Automation of facial measurements could provide the increased reliability, sensitivity, and precision needed to exploit the relationship between facial signs and neurological damage and lead to new insights and diagnostic methods.
Alteration in facial expression may be seen with medical disorders not normally viewed as neurological or psychiatric, such as asthma (Marx et al., 1986), hypertension (Schachter, 1957), conditions associated with pain (Vaughan & Lanzetta 1980; Prkachin & Mercer, 1989). Evaluation of either the production of or the response to facial expression in all these conditions requires measurement of the facial expression produced or presented.
Very recently, anesthesiologists have suggested that it might be possible to detect consciousness during surgery from facial activity. Although the patient experiences no pain and gross motor activity is paralyzed, patients have reported full recall of what was said and other activity in the room during an operation. Not knowing the patient was mentally alert has caused severe problems for both the patients and the medical teams and this provides yet another potential medical application for on-line monitoring of facial activity.

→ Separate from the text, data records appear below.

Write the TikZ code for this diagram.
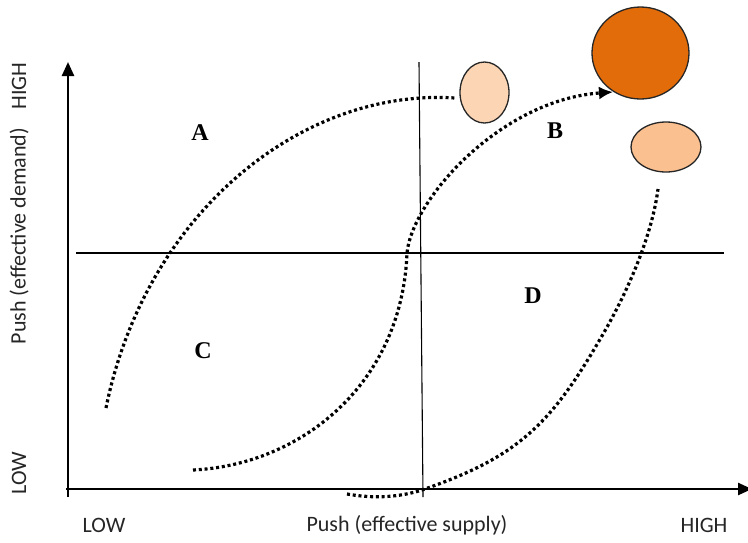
\documentclass[tikz,border=0pt]{standalone}
\usepackage{fontspec}
\setmainfont{Carlito}
\newfontfamily\letterfont{Liberation Serif}
\usetikzlibrary{arrows.meta,shapes.geometric}
\definecolor{peachlight}{HTML}{FCD5B5}
\definecolor{peachmid}{HTML}{FAC090}
\definecolor{orangedark}{HTML}{E36C0A}
\begin{document}
\begin{tikzpicture}[x=1pt,y=-1pt,
  axisline/.style={line width=2.4pt,-{Triangle[length=14pt,width=12pt]}},
  quadline/.style={line width=1.1pt},
  dotcurve/.style={line width=3.2pt,dash pattern=on 3pt off 2.8pt},
  blob/.style={ellipse,draw=black!85,line width=1.3pt,inner sep=0pt},
  axlabel/.style={font=\fontsize{22}{24}\selectfont,text=black!85,inner sep=0pt},
  quadlabel/.style={font=\letterfont\bfseries\fontsize{24}{26}\selectfont,inner sep=0pt}]
\useasboundingbox[fill=white] (0,0) rectangle (748,542);

% quadrant lines
\coordinate (hl) at (76,253);
\coordinate (hr) at (724,253);
\coordinate (vt) at (419,62);
\coordinate (vb) at (423,497);
\draw[quadline] (hl) -- (hr);
\draw[quadline] (vt) -- (vb);

% axes
\coordinate (o1) at (68,497);
\coordinate (ytip) at (68,62);
\coordinate (o2) at (66,489);
\coordinate (xtip) at (752,489);
\draw[axisline] (o1) -- (ytip);
\draw[axisline] (o2) -- (xtip);

% ellipses
\node[blob,fill=peachlight,minimum width=49pt,minimum height=61pt] (e1) at (484.5,92.5) {};
\node[blob,fill=orangedark,minimum width=97pt,minimum height=92pt] (e2) at (640.5,53) {};
\node[blob,fill=peachmid,minimum width=70pt,minimum height=50pt] (e3) at (666,147) {};

% curve A
\coordinate (a0) at (106,408);
\coordinate (a1) at (455,98);
\draw[dotcurve] (a0) .. controls (145,215) and (300,88) .. (a1);

% curve C -> B
\coordinate (s0) at (193,470);
\coordinate (sm) at (407,253);
\coordinate (s1) at (613,92);
\draw[dotcurve,-{Latex[length=14pt,width=13pt]}] (s0) .. controls (300,465) and (402,385) .. (sm)
  .. controls (412,200) and (500,100) .. (s1);

% curve D
\coordinate (d0) at (347,494);
\coordinate (dm) at (422,490);
\coordinate (dn) at (599,341);
\coordinate (d1) at (658,189);
\draw[dotcurve] (d0) .. controls (375,499) and (400,497) .. (dm)
  .. controls (515,458) and (549,427) .. (dn)
  .. controls (627,294) and (652,236) .. (d1);

% quadrant labels
\node[quadlabel] (qa) at (200,133) {A};
\node[quadlabel] (qb) at (555,131) {B};
\node[quadlabel] (qc) at (203,351) {C};
\node[quadlabel] (qd) at (533,296) {D};

% axis labels
\node[axlabel] (xlow) at (104,525) {LOW};
\node[axlabel] (xname) at (407,525) {Push (effective supply)};
\node[axlabel] (xhigh) at (704,525) {HIGH};
\node[axlabel,rotate=90] (ylow) at (19,473) {LOW};
\node[axlabel,rotate=90] (yname) at (19,236) {Push (effective demand)};
\node[axlabel,rotate=90] (yhigh) at (19,86) {HIGH};
\end{tikzpicture}
\end{document}
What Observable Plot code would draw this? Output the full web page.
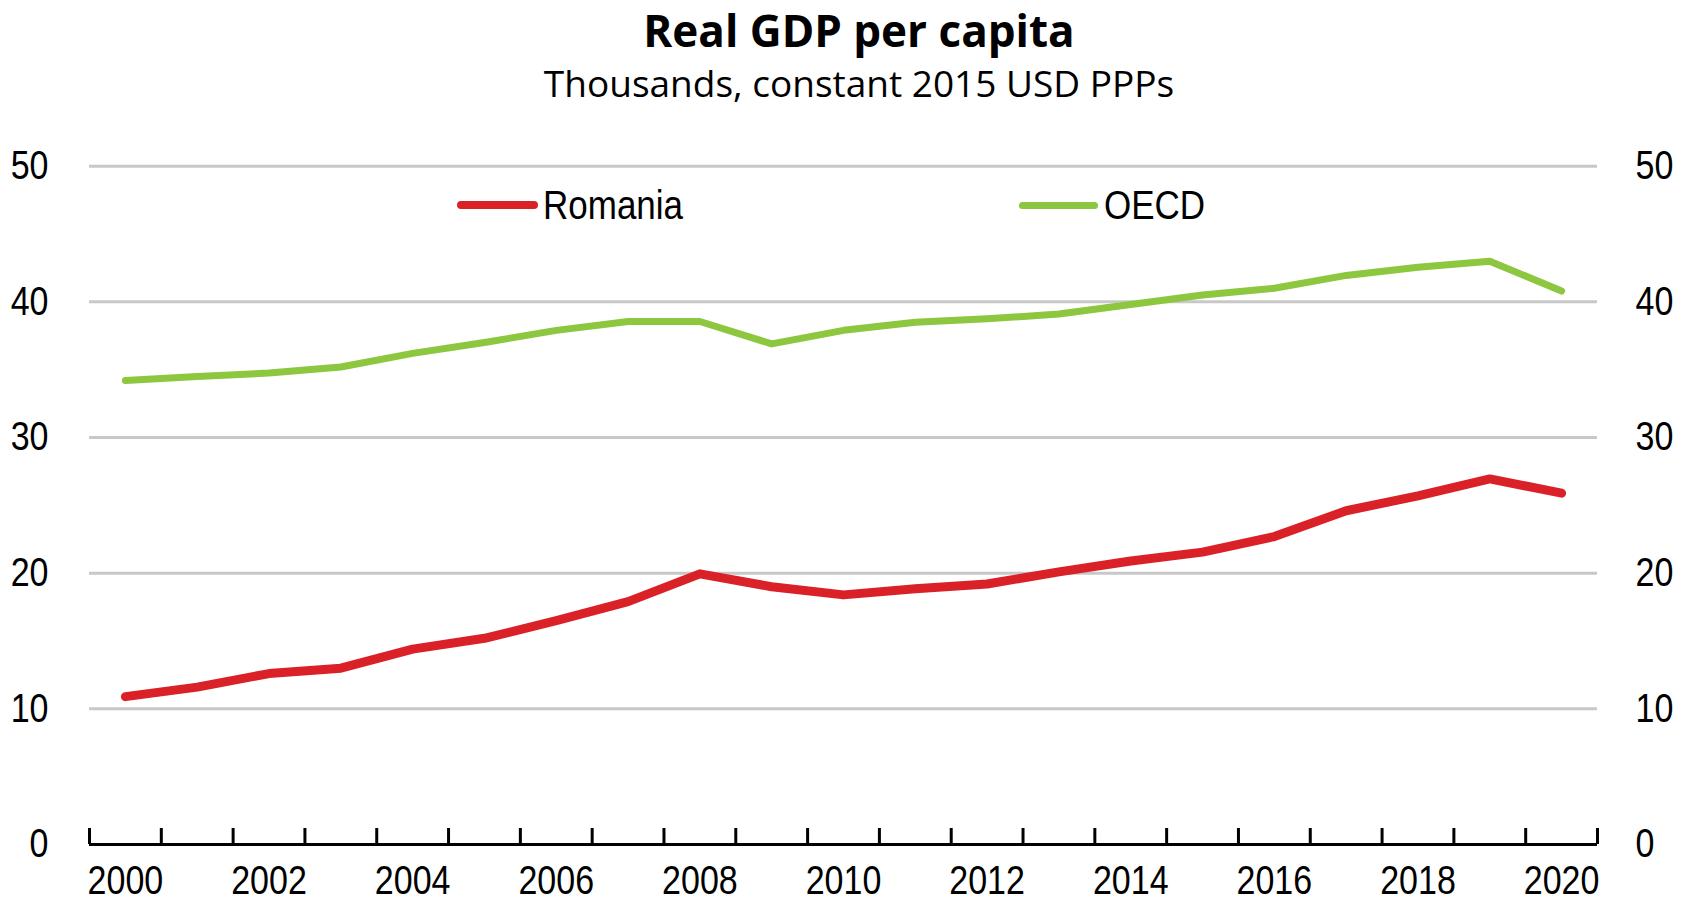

Many congenital disorders and in utero exposures (to prescribed, accidental, and recreational chemicals, as well as infections such as cytomegalovirus) lead to subtle or profound neurological and developmental dysfunction. A comprehensive battery of developmental markers by which to assess and address children's deficits is crucial, and evaluations dealing with production and reception of facial expression are certain to figure in such testing.
Behavioral disorders often accompany (or may occur independently of) minimal or overt brain damage. In this light, the association between delinquency and inability to recognize facial affects (McCown et al., 1986, 1988) is noteworthy. Assessment of facial expression may serve not only as a marker for dysfunction, but may also aid in management of children who fail to elaborate or fail to heed normal social signals, as suggested by the reduction of disruptive mealtime behavior by facial screening in a mentally retarded girl (Horton, 1987).
Deaf users of sign language have prominent use of facial expression in communication, signaling both meaning and grammar. For instance certain adverbials, or the presence of a relative clause, are indicated by distinctive facial movements (Bellugi, personal communication). There is a dissociation between linguistic and emotive facial expression in deaf signers with right versus left hemisphere lesions. Scientists investigating the use of facial expression in language of deaf and normal speakers have expressed excitement about the possibility of an automated facial expression coding system.
These diverse examples illustrate the potential of a focused research program directed towards computer understanding of facial expression. However, the most important applications and benefits could well be the ones that we have not yet imagined. Important strides in measurement methods can give rise to far reaching changes in substantive investigations, and we anticipate many more creative applications to emerge, once this technology is available, that will enhance our understanding of people through their expressions.